[RECORDS SUPPLIED]:
◆ ◆ ◆
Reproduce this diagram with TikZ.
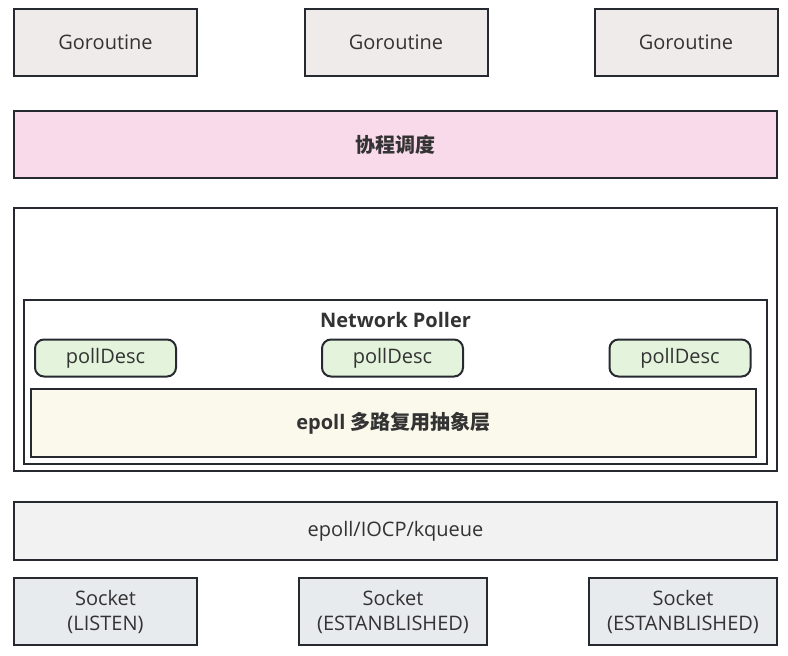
◆ ◆ ◆
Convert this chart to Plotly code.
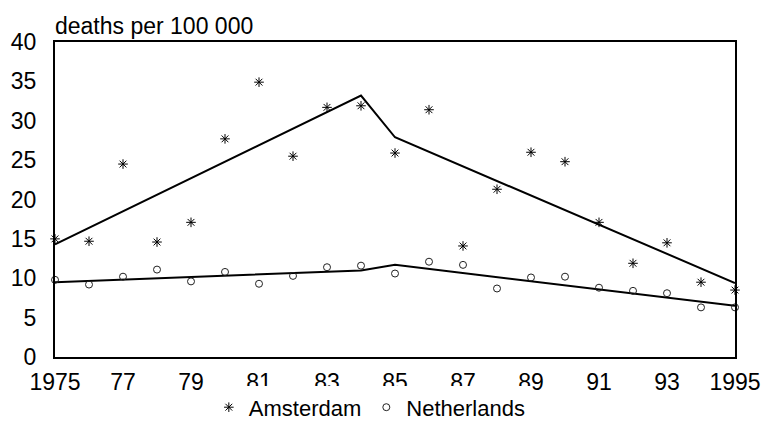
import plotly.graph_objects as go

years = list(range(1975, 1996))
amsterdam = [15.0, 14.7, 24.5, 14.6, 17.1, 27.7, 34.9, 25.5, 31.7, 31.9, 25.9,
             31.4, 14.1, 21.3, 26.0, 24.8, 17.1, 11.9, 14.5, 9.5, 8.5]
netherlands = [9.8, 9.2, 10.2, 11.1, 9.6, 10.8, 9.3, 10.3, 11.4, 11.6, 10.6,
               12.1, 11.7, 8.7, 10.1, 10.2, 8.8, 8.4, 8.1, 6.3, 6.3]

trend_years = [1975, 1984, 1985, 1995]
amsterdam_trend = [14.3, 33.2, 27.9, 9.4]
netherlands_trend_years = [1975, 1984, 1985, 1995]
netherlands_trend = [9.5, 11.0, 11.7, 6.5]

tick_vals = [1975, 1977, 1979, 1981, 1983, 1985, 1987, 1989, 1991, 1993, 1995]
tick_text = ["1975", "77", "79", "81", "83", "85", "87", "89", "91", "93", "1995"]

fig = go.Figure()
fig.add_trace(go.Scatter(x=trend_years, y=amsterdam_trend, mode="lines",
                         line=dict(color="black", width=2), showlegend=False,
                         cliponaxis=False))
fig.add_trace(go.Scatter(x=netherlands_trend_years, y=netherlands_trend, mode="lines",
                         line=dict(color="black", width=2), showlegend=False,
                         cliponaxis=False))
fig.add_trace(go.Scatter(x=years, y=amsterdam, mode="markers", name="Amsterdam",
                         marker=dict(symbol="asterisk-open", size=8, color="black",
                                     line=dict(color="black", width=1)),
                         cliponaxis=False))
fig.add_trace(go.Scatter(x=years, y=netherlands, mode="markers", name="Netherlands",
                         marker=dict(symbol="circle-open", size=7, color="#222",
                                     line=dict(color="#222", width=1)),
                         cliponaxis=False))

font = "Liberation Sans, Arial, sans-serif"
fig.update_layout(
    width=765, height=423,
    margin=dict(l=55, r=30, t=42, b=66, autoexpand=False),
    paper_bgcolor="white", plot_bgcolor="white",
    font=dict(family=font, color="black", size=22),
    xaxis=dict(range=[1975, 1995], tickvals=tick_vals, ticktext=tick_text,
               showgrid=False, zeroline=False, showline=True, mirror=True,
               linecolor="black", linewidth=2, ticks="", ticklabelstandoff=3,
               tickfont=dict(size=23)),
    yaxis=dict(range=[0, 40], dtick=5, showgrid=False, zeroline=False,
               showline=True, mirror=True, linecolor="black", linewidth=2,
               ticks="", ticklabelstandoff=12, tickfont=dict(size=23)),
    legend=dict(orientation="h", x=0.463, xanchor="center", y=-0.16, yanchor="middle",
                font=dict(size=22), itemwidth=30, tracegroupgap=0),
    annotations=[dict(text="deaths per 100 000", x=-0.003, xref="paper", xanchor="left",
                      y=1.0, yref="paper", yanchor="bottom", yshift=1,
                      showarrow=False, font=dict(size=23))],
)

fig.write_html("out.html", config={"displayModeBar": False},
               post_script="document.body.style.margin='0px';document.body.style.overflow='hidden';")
◆ ◆ ◆
[AIM]: Write the number of lines containing the word "this" and nothing besides it.

[COMPLETED EXERCISE]: 2